Three years ago, the municipality gifted our village with new street lighting, something nobody had asked for, and which is largely superfluous to our needs. There’s very little nocturnal street crime, and of course the lights further block out the stars.

Worse than this is the fact that the lights are usually positioned on 14-ft poles in front of people’s houses. If your bedroom is on that side of the house, then sleeping can be like trying to snooze in a room with all the light-bulbs on. Some people asked the men installing the poles not to position them right in front of bedroom windows, or not to put in light-bulbs, and they’d agree not to. Then, they’d plant them in cement where the plans said they had to go, add the bulbs, and move on to the next job.

Now, I wouldn’t want to imply that at this house, we did or paid for anything bad – no, not at all. After all, I certainly couldn’t climb up a 14-ft pole any more, if I ever could have done. But fortuitously, the light-bulb in the pole right outside my bedroom has gone two years without a working light-bulb. I hope it stays that way. And two weeks ago, I noticed my neighbour’s pole no longer had a working light on it: she, too, had given up trying to live with the glare. The pole at the entrance to the laneway that our six or eight houses are on still works, which makes sense since the roadway rises in a tricky curve. But three out of six poles in this lane are dark now.

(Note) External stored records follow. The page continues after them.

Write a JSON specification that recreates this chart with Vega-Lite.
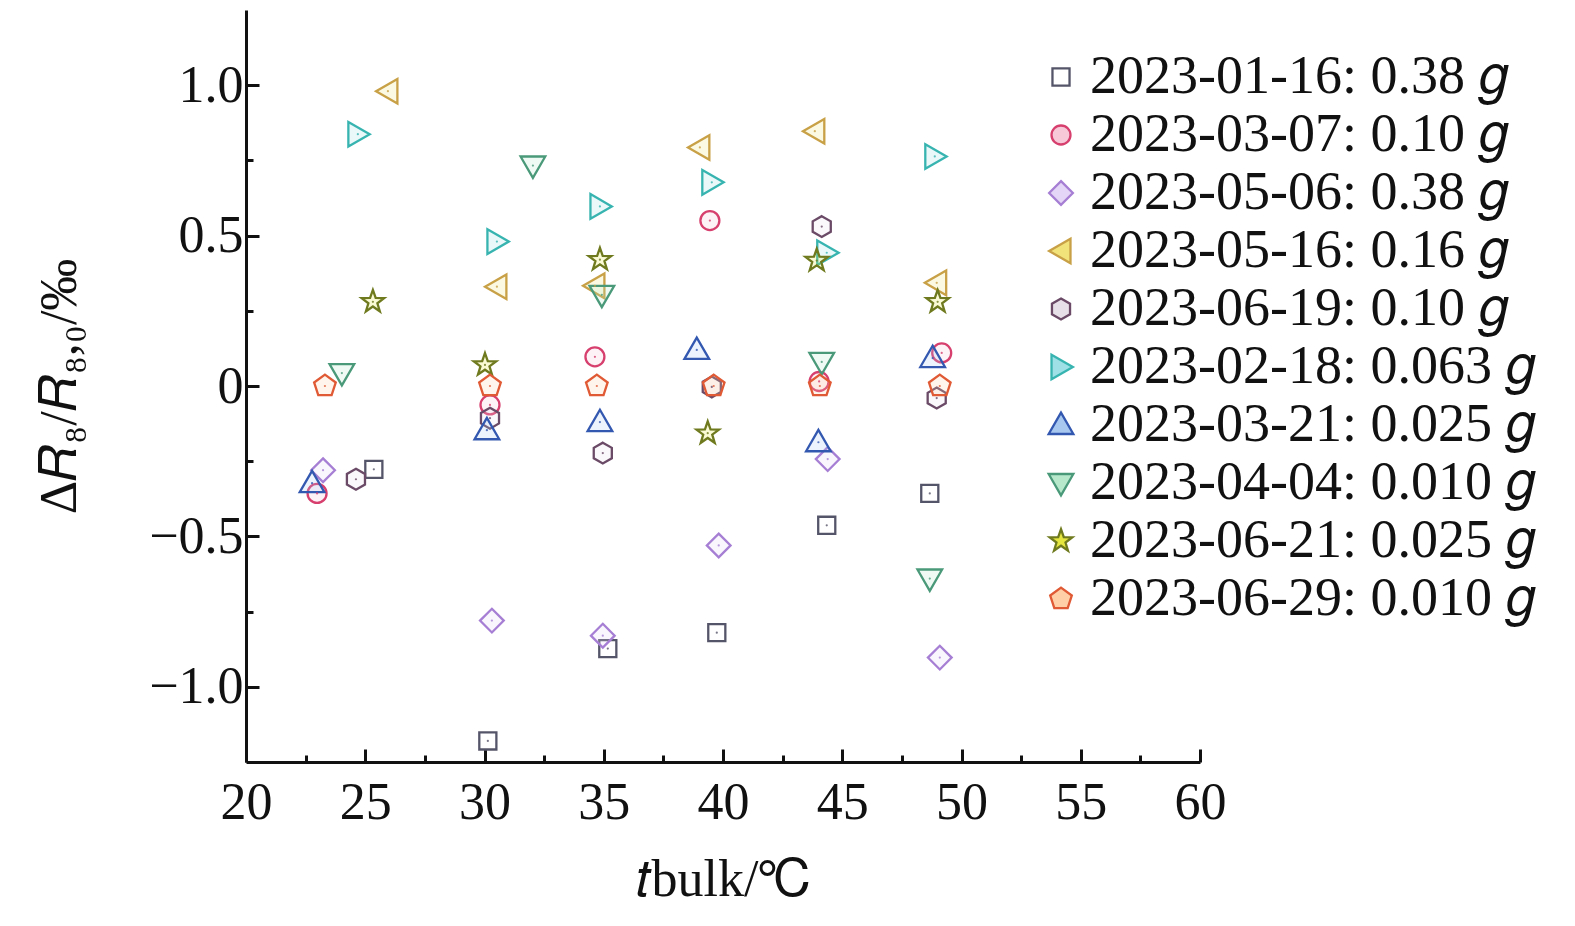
{
  "$schema": "https://vega.github.io/schema/vega-lite/v6.json",
  "autosize": {"type": "none"},
  "width": 954,
  "height": 752,
  "padding": {"left": 246, "top": 10, "right": 375, "bottom": 164},
  "background": "white",
  "config": {
    "view": {"stroke": null},
    "font": "Liberation Serif",
    "axis": {
      "grid": false,
      "domainColor": "#111111",
      "domainWidth": 3,
      "tickColor": "#111111",
      "tickWidth": 3,
      "labelFont": "Liberation Serif",
      "labelFontSize": 52,
      "labelColor": "#111111",
      "titleFont": "Liberation Serif",
      "titleFontSize": 52,
      "titleFontWeight": "normal",
      "titleColor": "#111111"
    },
    "legend": {
      "labelFont": "Liberation Serif",
      "labelFontSize": 54,
      "labelColor": "#111111",
      "labelLimit": 600
    }
  },
  "data": {
    "values": [
      {"series": "2023-01-16: 0.38 𝑔", "x": 25.36, "y": -0.277},
      {"series": "2023-01-16: 0.38 𝑔", "x": 30.14, "y": -1.18},
      {"series": "2023-01-16: 0.38 𝑔", "x": 35.17, "y": -0.873},
      {"series": "2023-01-16: 0.38 𝑔", "x": 39.74, "y": -0.82},
      {"series": "2023-01-16: 0.38 𝑔", "x": 44.35, "y": -0.463},
      {"series": "2023-01-16: 0.38 𝑔", "x": 48.67, "y": -0.357},
      {"series": "2023-03-07: 0.10 𝑔", "x": 22.98, "y": -0.357},
      {"series": "2023-03-07: 0.10 𝑔", "x": 30.23, "y": -0.063},
      {"series": "2023-03-07: 0.10 𝑔", "x": 34.63, "y": 0.097},
      {"series": "2023-03-07: 0.10 𝑔", "x": 39.45, "y": 0.55},
      {"series": "2023-03-07: 0.10 𝑔", "x": 44.03, "y": 0.015},
      {"series": "2023-03-07: 0.10 𝑔", "x": 49.17, "y": 0.11},
      {"series": "2023-05-06: 0.38 𝑔", "x": 23.23, "y": -0.28},
      {"series": "2023-05-06: 0.38 𝑔", "x": 30.31, "y": -0.78},
      {"series": "2023-05-06: 0.38 𝑔", "x": 34.96, "y": -0.83},
      {"series": "2023-05-06: 0.38 𝑔", "x": 39.82, "y": -0.53},
      {"series": "2023-05-06: 0.38 𝑔", "x": 44.39, "y": -0.243},
      {"series": "2023-05-06: 0.38 𝑔", "x": 49.09, "y": -0.903},
      {"series": "2023-05-16: 0.16 𝑔", "x": 25.95, "y": 0.98},
      {"series": "2023-05-16: 0.16 𝑔", "x": 30.52, "y": 0.33},
      {"series": "2023-05-16: 0.16 𝑔", "x": 34.63, "y": 0.333},
      {"series": "2023-05-16: 0.16 𝑔", "x": 39.03, "y": 0.793},
      {"series": "2023-05-16: 0.16 𝑔", "x": 43.85, "y": 0.847},
      {"series": "2023-05-16: 0.16 𝑔", "x": 48.96, "y": 0.343},
      {"series": "2023-06-19: 0.10 𝑔", "x": 24.61, "y": -0.31},
      {"series": "2023-06-19: 0.10 𝑔", "x": 30.23, "y": -0.107},
      {"series": "2023-06-19: 0.10 𝑔", "x": 34.96, "y": -0.223},
      {"series": "2023-06-19: 0.10 𝑔", "x": 39.53, "y": -0.003},
      {"series": "2023-06-19: 0.10 𝑔", "x": 44.14, "y": 0.53},
      {"series": "2023-06-19: 0.10 𝑔", "x": 48.96, "y": -0.04},
      {"series": "2023-02-18: 0.063 𝑔", "x": 24.69, "y": 0.837},
      {"series": "2023-02-18: 0.063 𝑔", "x": 30.52, "y": 0.48},
      {"series": "2023-02-18: 0.063 𝑔", "x": 34.84, "y": 0.597},
      {"series": "2023-02-18: 0.063 𝑔", "x": 39.53, "y": 0.677},
      {"series": "2023-02-18: 0.063 𝑔", "x": 44.35, "y": 0.443},
      {"series": "2023-02-18: 0.063 𝑔", "x": 48.88, "y": 0.763},
      {"series": "2023-03-21: 0.025 𝑔", "x": 22.77, "y": -0.323},
      {"series": "2023-03-21: 0.025 𝑔", "x": 30.1, "y": -0.147},
      {"series": "2023-03-21: 0.025 𝑔", "x": 34.84, "y": -0.12},
      {"series": "2023-03-21: 0.025 𝑔", "x": 38.9, "y": 0.12},
      {"series": "2023-03-21: 0.025 𝑔", "x": 44.0, "y": -0.187},
      {"series": "2023-03-21: 0.025 𝑔", "x": 48.79, "y": 0.093},
      {"series": "2023-04-04: 0.010 𝑔", "x": 24.02, "y": 0.043},
      {"series": "2023-04-04: 0.010 𝑔", "x": 32.03, "y": 0.733},
      {"series": "2023-04-04: 0.010 𝑔", "x": 34.92, "y": 0.303},
      {"series": "2023-04-04: 0.010 𝑔", "x": 44.14, "y": 0.08},
      {"series": "2023-04-04: 0.010 𝑔", "x": 48.67, "y": -0.64},
      {"series": "2023-06-21: 0.025 𝑔", "x": 25.32, "y": 0.28},
      {"series": "2023-06-21: 0.025 𝑔", "x": 30.02, "y": 0.07},
      {"series": "2023-06-21: 0.025 𝑔", "x": 34.84, "y": 0.42},
      {"series": "2023-06-21: 0.025 𝑔", "x": 39.36, "y": -0.157},
      {"series": "2023-06-21: 0.025 𝑔", "x": 43.93, "y": 0.417},
      {"series": "2023-06-21: 0.025 𝑔", "x": 49.0, "y": 0.28},
      {"series": "2023-06-29: 0.010 𝑔", "x": 23.31, "y": 0.0},
      {"series": "2023-06-29: 0.010 𝑔", "x": 30.23, "y": 0.0},
      {"series": "2023-06-29: 0.010 𝑔", "x": 34.71, "y": 0.0},
      {"series": "2023-06-29: 0.010 𝑔", "x": 39.61, "y": 0.0},
      {"series": "2023-06-29: 0.010 𝑔", "x": 44.06, "y": 0.0},
      {"series": "2023-06-29: 0.010 𝑔", "x": 49.09, "y": 0.0}
    ]
  },
  "layer": [
    {
      "mark": {"type": "point", "size": 360, "strokeWidth": 2.3, "fillOpacity": 0.22},
      "encoding": {
        "x": {
          "field": "x", "type": "quantitative",
          "scale": {"domain": [20, 60], "nice": false, "zero": false},
          "axis": {
            "values": [20, 22.5, 25, 27.5, 30, 32.5, 35, 37.5, 40, 42.5, 45, 47.5, 50, 52.5, 55, 57.5, 60],
            "labelExpr": "datum.value % 5 === 0 ? format(datum.value, 'd') : ''",
            "tickSize": {"condition": {"test": "datum.value % 5 === 0", "value": -13}, "value": -7},
            "labelPadding": 28,
            "labelFlush": false,
            "title": "𝑡bulk/℃",
            "titlePadding": 26
          }
        },
        "y": {
          "field": "y", "type": "quantitative",
          "scale": {"domain": [-1.25, 1.25], "nice": false, "zero": false},
          "axis": {
            "values": [-1, -0.75, -0.5, -0.25, 0, 0.25, 0.5, 0.75, 1],
            "labelExpr": "datum.value % 0.5 !== 0 ? '' : (datum.value === 0 ? '0' : (datum.value < 0 ? '−' + format(-datum.value, '.1f') : format(datum.value, '.1f')))",
            "tickSize": {"condition": {"test": "datum.value % 0.5 === 0", "value": -13}, "value": -7},
            "labelPadding": 16,
            "labelFlush": false,
            "title": "Δ𝑅₈/𝑅₈,₀/‰",
            "titlePadding": 62
          }
        },
        "stroke": {
          "field": "series", "type": "nominal",
          "scale": {
            "domain": ["2023-01-16: 0.38 𝑔", "2023-03-07: 0.10 𝑔", "2023-05-06: 0.38 𝑔", "2023-05-16: 0.16 𝑔", "2023-06-19: 0.10 𝑔", "2023-02-18: 0.063 𝑔", "2023-03-21: 0.025 𝑔", "2023-04-04: 0.010 𝑔", "2023-06-21: 0.025 𝑔", "2023-06-29: 0.010 𝑔"],
            "range": ["#55556a", "#d63f6e", "#a67fd4", "#c8a046", "#6a4a66", "#38b4b0", "#3358b0", "#4a9a7a", "#6f7a1e", "#e05a35"]
          },
          "legend": {
            "orient": "none", "legendX": 788, "legendY": 40, "title": null,
            "symbolSize": 360, "symbolStrokeWidth": 2.3, "rowPadding": 4, "labelOffset": 2
          }
        },
        "fill": {
          "field": "series", "type": "nominal",
          "scale": {
            "domain": ["2023-01-16: 0.38 𝑔", "2023-03-07: 0.10 𝑔", "2023-05-06: 0.38 𝑔", "2023-05-16: 0.16 𝑔", "2023-06-19: 0.10 𝑔", "2023-02-18: 0.063 𝑔", "2023-03-21: 0.025 𝑔", "2023-04-04: 0.010 𝑔", "2023-06-21: 0.025 𝑔", "2023-06-29: 0.010 𝑔"],
            "range": ["#ffffff", "#f6c8d8", "#e4d6f6", "#f2e27a", "#e8e0e8", "#9ee0e6", "#a8c8f0", "#b8e8cc", "#e6e640", "#ffd0a8"]
          },
          "legend": {
            "orient": "none", "legendX": 788, "legendY": 40, "title": null,
            "symbolSize": 360, "symbolStrokeWidth": 2.3, "rowPadding": 4, "labelOffset": 2
          }
        },
        "shape": {
          "field": "series", "type": "nominal",
          "scale": {
            "domain": ["2023-01-16: 0.38 𝑔", "2023-03-07: 0.10 𝑔", "2023-05-06: 0.38 𝑔", "2023-05-16: 0.16 𝑔", "2023-06-19: 0.10 𝑔", "2023-02-18: 0.063 𝑔", "2023-03-21: 0.025 𝑔", "2023-04-04: 0.010 𝑔", "2023-06-21: 0.025 𝑔", "2023-06-29: 0.010 𝑔"],
            "range": [
              "M-0.9,-0.9L0.9,-0.9L0.9,0.9L-0.9,0.9Z",
              "circle",
              "M0,-1.25L1.25,0L0,1.25L-1.25,0Z",
              "M-1.25,0L1.0,-1.3L1.0,1.3Z",
              "M0,-1.1L0.953,-0.55L0.953,0.55L0,1.1L-0.953,0.55L-0.953,-0.55Z",
              "M1.25,0L-1.0,-1.3L-1.0,1.3Z",
              "M0,-1.3L1.3,0.95L-1.3,0.95Z",
              "M0,1.3L1.3,-0.95L-1.3,-0.95Z",
              "M0,-1.25L0.294,-0.405L1.189,-0.386L0.475,0.155L0.735,1.011L0,0.5L-0.735,1.011L-0.475,0.155L-1.189,-0.386L-0.294,-0.405Z",
              "M0,-1.2L1.141,-0.371L0.705,0.971L-0.705,0.971L-1.141,-0.371Z"
            ]
          },
          "legend": {
            "orient": "none", "legendX": 788, "legendY": 40, "title": null,
            "symbolSize": 360, "symbolStrokeWidth": 2.3, "rowPadding": 4, "labelOffset": 2
          }
        }
      }
    },
    {
      "mark": {"type": "point", "size": 5, "filled": true, "opacity": 0.8, "shape": "circle"},
      "encoding": {
        "x": {"field": "x", "type": "quantitative"},
        "y": {"field": "y", "type": "quantitative"},
        "color": {
          "field": "series", "type": "nominal",
          "scale": {
            "domain": ["2023-01-16: 0.38 𝑔", "2023-03-07: 0.10 𝑔", "2023-05-06: 0.38 𝑔", "2023-05-16: 0.16 𝑔", "2023-06-19: 0.10 𝑔", "2023-02-18: 0.063 𝑔", "2023-03-21: 0.025 𝑔", "2023-04-04: 0.010 𝑔", "2023-06-21: 0.025 𝑔", "2023-06-29: 0.010 𝑔"],
            "range": ["#55556a", "#d63f6e", "#a67fd4", "#c8a046", "#6a4a66", "#38b4b0", "#3358b0", "#4a9a7a", "#6f7a1e", "#e05a35"]
          },
          "legend": null
        }
      }
    }
  ]
}
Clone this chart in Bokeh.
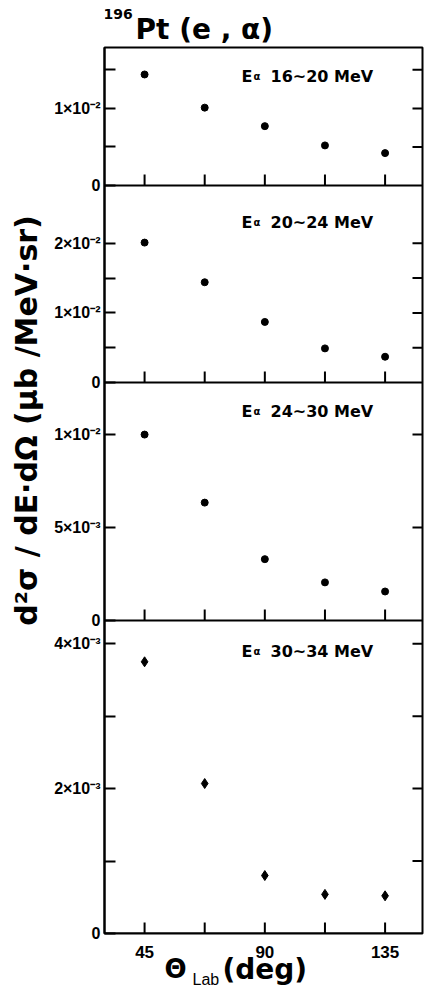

How long till the lighting folk come come to fix things? I hope it isn’t soon. 

I miss my multiple stars. When I came here, I had ambitions to resume my juvenile career as an amateur astronomer, but we’re so close to the cliffs that it proved hard to align a telescope; the angle for viewing was just too extreme. Mercury, for example, has never been seen from Amatlan, since it disappears in the glare of the sun before it ascends over those same cliffs. 

And other sights in the skies are harder to see now, even if the angle isn’t too bad. I sold my telescope five years ago, and didn’t acquire a replacement.

Some cities have addressed light pollution. The last time I visited Los Angeles, I was struck that the skies were better than in Toronto, because the city has taken steps to improve matters. If the citizens band together, they can get ordinances passed that give them back some of their stars. Here, there’s no political pressure to do this. It simply isn’t a priority, and you’d have to go much further south, or east into the Yucatan, to find a bejewelled night sky.

But I do like to think that in removing the light outside … er, I mean following the happenstance that the light went out prematurely, a few of the stars overhead were saved for our observing pleasure.